▶ **Given instruction**:
Reproduce the lines exactly, beginning with the line that has "Convert this chart to matplotlib code." and ending with the line that has "years = list(range(1985, 2016))". Images are left out.

[Source code of charts]
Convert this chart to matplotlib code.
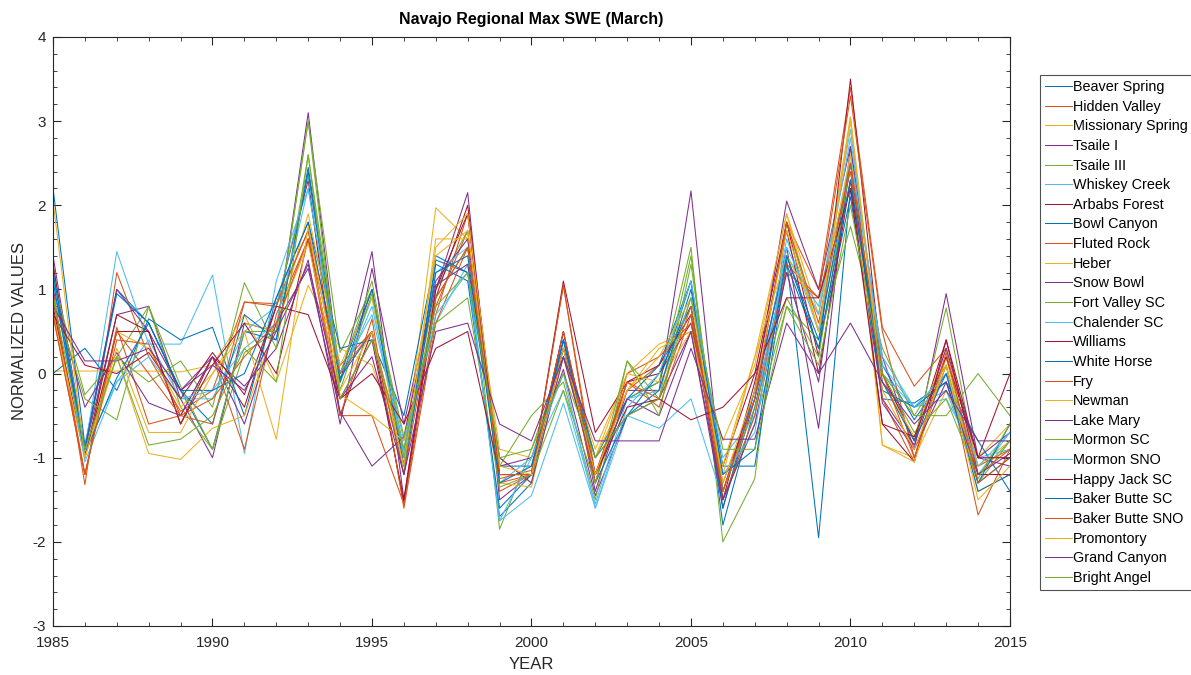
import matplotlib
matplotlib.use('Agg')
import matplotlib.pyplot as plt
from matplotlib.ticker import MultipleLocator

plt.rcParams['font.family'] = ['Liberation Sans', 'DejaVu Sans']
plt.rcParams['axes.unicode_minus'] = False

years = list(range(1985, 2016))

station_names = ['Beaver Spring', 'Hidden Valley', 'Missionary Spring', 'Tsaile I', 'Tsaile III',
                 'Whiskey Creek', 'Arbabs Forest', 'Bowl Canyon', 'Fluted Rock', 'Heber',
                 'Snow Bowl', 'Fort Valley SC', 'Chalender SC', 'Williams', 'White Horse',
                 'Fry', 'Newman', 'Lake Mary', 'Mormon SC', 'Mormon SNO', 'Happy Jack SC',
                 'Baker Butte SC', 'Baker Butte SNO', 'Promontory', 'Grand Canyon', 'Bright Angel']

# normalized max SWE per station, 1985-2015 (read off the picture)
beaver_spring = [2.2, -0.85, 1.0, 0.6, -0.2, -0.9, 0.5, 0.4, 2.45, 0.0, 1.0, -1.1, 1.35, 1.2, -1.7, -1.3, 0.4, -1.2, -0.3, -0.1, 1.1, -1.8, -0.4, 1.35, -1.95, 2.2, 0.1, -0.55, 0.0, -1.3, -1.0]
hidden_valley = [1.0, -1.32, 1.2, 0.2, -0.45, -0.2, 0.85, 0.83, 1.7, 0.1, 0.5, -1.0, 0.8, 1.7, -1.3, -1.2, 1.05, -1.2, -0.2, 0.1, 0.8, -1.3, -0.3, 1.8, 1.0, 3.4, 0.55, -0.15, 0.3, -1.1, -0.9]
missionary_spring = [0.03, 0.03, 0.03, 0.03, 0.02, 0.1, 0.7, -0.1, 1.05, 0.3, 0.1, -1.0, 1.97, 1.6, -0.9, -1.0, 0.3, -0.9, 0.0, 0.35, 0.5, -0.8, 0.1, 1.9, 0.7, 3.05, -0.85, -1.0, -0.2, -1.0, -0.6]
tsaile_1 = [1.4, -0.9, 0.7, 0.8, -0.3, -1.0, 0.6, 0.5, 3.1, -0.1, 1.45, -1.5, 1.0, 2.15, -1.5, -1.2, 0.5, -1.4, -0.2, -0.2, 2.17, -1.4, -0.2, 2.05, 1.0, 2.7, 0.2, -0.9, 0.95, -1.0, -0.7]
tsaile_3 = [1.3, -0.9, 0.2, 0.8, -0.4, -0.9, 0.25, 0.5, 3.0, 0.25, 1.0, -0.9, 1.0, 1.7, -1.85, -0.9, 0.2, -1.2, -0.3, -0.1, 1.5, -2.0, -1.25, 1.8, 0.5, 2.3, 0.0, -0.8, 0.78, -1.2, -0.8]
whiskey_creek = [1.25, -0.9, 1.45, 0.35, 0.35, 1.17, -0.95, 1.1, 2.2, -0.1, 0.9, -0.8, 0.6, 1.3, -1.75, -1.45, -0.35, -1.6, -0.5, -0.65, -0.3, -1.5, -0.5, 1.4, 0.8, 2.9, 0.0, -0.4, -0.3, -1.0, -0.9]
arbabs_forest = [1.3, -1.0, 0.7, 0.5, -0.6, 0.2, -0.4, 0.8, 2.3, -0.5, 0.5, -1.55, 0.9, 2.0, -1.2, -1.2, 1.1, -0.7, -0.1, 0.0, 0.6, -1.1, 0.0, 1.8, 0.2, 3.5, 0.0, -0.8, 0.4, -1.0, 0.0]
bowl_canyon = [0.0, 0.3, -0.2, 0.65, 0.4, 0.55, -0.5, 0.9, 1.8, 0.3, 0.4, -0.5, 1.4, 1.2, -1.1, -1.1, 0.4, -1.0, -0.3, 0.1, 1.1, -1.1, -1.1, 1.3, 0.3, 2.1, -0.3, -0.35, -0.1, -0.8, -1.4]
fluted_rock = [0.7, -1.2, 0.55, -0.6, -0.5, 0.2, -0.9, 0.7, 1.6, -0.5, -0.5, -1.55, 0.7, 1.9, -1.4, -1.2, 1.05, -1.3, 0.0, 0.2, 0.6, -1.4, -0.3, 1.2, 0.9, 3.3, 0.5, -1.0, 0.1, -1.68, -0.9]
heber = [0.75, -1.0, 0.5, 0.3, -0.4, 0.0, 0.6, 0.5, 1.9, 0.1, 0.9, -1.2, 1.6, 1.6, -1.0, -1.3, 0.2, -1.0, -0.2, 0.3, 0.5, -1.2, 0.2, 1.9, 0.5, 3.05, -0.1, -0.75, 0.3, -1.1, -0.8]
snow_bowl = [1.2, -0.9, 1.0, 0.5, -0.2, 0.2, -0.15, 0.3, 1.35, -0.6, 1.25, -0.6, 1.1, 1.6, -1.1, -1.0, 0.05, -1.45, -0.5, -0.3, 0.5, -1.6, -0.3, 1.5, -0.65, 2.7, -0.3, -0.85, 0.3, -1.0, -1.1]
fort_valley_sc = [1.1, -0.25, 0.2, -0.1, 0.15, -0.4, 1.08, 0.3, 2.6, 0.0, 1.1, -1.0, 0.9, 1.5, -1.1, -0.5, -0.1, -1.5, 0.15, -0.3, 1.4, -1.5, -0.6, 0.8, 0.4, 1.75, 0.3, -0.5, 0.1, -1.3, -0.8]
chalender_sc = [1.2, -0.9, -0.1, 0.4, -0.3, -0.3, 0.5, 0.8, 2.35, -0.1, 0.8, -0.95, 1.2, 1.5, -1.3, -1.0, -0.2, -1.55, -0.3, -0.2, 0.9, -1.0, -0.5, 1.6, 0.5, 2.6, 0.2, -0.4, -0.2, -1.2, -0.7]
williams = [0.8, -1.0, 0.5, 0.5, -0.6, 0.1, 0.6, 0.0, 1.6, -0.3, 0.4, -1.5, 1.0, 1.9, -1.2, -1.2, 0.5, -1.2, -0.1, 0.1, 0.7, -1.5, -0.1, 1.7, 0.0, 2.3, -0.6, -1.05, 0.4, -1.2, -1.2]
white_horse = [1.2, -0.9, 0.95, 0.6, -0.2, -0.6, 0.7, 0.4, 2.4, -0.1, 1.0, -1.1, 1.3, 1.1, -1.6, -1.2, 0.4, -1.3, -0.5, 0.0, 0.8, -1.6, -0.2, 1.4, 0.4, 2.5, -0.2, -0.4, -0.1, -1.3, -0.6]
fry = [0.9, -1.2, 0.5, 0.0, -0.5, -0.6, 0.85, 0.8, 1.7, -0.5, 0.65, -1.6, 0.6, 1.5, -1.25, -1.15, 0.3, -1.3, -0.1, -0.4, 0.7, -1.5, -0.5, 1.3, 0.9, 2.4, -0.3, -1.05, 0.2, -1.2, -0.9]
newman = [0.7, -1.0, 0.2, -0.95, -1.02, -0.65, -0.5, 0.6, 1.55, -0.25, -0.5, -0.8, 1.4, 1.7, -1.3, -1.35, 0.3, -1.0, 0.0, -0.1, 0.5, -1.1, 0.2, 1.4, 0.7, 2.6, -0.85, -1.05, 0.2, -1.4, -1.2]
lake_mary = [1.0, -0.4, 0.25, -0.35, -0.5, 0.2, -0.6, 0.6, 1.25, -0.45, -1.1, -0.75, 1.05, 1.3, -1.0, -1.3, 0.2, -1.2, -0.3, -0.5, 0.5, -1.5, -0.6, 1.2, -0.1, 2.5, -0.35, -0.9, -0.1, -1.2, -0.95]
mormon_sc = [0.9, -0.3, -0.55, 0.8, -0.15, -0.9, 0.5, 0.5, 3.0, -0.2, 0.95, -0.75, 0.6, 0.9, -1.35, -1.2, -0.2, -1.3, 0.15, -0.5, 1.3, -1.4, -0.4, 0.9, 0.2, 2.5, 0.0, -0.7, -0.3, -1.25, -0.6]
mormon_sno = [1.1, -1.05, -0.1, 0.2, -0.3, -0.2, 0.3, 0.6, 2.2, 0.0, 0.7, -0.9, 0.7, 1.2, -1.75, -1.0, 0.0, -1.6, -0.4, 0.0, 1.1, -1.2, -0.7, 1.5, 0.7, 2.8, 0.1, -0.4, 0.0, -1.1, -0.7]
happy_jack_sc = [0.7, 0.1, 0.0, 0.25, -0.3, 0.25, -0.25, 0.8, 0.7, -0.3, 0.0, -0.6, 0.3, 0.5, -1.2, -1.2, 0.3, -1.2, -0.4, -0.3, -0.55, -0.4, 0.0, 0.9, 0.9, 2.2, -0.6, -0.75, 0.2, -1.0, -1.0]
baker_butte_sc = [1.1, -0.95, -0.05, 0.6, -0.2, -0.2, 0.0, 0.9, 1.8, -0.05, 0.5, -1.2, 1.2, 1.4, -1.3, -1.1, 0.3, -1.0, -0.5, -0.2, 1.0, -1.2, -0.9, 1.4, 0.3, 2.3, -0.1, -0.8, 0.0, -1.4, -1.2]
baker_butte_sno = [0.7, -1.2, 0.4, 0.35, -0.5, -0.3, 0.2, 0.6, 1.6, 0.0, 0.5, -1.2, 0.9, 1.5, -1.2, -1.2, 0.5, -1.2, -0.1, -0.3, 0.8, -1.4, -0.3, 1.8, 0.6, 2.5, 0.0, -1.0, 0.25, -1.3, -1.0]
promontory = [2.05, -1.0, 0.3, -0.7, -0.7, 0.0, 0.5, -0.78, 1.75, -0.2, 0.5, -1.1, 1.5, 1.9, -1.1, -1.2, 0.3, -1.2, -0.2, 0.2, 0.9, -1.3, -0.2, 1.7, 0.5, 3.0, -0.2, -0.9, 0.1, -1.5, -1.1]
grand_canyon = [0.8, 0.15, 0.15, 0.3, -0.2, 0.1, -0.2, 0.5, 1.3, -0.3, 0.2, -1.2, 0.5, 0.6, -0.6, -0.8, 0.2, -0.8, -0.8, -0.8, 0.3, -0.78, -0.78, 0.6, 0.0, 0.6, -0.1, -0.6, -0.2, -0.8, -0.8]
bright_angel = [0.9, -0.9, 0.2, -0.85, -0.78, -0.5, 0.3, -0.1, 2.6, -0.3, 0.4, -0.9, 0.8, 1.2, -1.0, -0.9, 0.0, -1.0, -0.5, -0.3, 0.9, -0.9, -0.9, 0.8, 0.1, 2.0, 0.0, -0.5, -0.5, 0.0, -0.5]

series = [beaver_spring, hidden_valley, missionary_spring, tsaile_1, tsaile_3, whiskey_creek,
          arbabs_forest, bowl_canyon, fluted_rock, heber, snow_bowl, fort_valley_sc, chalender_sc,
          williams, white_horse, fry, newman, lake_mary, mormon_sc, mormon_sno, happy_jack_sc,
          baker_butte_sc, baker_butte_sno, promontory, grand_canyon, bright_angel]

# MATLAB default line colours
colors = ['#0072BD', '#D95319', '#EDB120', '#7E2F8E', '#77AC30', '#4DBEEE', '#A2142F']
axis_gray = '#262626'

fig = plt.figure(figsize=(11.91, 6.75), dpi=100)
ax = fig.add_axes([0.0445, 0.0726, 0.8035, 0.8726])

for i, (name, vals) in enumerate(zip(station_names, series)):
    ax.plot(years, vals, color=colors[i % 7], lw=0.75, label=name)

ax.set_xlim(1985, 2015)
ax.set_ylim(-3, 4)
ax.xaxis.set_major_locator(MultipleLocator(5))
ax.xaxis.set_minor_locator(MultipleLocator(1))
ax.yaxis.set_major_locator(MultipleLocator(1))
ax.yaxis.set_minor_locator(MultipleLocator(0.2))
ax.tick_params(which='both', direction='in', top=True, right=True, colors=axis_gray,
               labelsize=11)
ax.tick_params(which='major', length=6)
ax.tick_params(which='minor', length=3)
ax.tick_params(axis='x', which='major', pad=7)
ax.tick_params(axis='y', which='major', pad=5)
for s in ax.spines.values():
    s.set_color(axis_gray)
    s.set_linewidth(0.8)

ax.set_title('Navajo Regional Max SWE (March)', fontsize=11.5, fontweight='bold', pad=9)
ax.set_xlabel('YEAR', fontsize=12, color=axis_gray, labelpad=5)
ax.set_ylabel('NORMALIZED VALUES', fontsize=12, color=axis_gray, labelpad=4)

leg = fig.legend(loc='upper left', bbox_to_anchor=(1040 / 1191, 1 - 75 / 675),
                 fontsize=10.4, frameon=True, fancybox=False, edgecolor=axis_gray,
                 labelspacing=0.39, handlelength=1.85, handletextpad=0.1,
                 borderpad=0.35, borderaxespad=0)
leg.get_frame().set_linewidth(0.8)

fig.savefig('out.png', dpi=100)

==

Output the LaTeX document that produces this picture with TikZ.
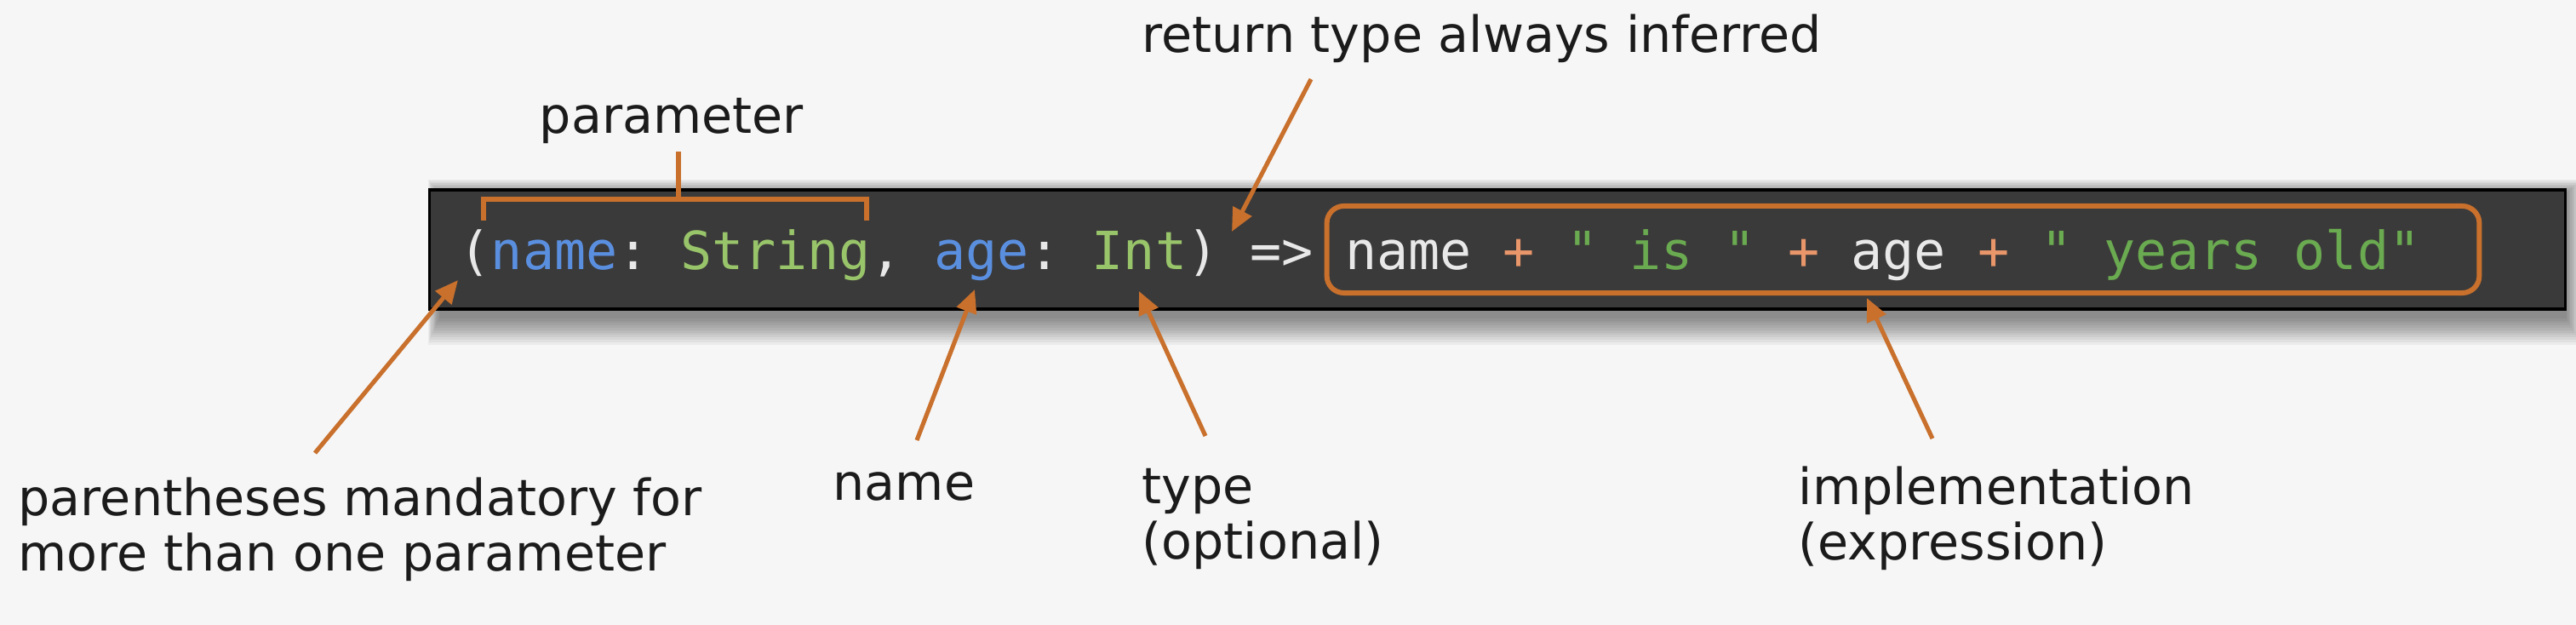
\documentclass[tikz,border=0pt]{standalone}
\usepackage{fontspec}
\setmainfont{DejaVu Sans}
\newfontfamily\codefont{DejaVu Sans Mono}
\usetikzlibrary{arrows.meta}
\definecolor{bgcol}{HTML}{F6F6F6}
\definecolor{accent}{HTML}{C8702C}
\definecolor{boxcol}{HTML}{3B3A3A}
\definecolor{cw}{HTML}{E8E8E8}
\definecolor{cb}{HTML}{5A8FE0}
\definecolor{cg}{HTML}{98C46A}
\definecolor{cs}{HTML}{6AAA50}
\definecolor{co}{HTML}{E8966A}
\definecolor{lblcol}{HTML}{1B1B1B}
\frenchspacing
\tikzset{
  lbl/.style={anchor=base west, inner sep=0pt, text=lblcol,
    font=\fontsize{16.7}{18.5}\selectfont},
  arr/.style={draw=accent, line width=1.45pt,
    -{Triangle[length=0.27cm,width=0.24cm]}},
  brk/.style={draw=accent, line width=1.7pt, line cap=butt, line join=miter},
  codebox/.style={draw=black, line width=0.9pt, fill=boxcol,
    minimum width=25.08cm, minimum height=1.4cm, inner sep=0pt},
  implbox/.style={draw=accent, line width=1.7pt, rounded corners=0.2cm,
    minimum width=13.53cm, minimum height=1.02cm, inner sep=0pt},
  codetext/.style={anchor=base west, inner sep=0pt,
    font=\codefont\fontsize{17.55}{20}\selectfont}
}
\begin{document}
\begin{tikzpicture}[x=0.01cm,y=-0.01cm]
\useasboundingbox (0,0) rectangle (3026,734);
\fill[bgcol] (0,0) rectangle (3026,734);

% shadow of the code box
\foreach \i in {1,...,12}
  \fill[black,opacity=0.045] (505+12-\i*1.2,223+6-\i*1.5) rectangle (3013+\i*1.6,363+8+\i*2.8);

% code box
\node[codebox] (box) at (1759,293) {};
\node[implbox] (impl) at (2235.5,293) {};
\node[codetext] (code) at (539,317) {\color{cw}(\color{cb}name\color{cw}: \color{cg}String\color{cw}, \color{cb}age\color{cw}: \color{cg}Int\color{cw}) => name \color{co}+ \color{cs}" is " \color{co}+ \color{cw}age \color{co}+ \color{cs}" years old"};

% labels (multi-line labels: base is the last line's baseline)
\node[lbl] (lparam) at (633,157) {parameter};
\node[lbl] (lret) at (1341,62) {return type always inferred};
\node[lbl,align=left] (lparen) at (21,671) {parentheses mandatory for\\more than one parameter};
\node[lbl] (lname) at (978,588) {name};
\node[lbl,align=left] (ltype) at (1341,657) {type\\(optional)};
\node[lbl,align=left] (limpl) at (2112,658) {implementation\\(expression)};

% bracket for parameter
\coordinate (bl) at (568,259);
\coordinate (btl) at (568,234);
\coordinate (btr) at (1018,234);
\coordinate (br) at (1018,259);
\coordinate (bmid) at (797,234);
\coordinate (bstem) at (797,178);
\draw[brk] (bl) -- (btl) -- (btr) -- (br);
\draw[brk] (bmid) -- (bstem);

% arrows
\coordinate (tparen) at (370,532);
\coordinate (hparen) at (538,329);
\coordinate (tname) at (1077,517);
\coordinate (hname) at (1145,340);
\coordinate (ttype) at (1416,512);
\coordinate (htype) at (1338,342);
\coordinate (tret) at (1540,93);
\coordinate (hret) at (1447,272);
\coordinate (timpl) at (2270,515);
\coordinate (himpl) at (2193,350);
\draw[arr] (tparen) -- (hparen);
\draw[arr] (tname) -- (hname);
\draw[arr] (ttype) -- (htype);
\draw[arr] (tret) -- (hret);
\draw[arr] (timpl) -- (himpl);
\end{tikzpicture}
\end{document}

▶ **Exercise response**:
Convert this chart to matplotlib code.
import matplotlib
matplotlib.use('Agg')
import matplotlib.pyplot as plt
from matplotlib.ticker import MultipleLocator

plt.rcParams['font.family'] = ['Liberation Sans', 'DejaVu Sans']
plt.rcParams['axes.unicode_minus'] = False

years = list(range(1985, 2016))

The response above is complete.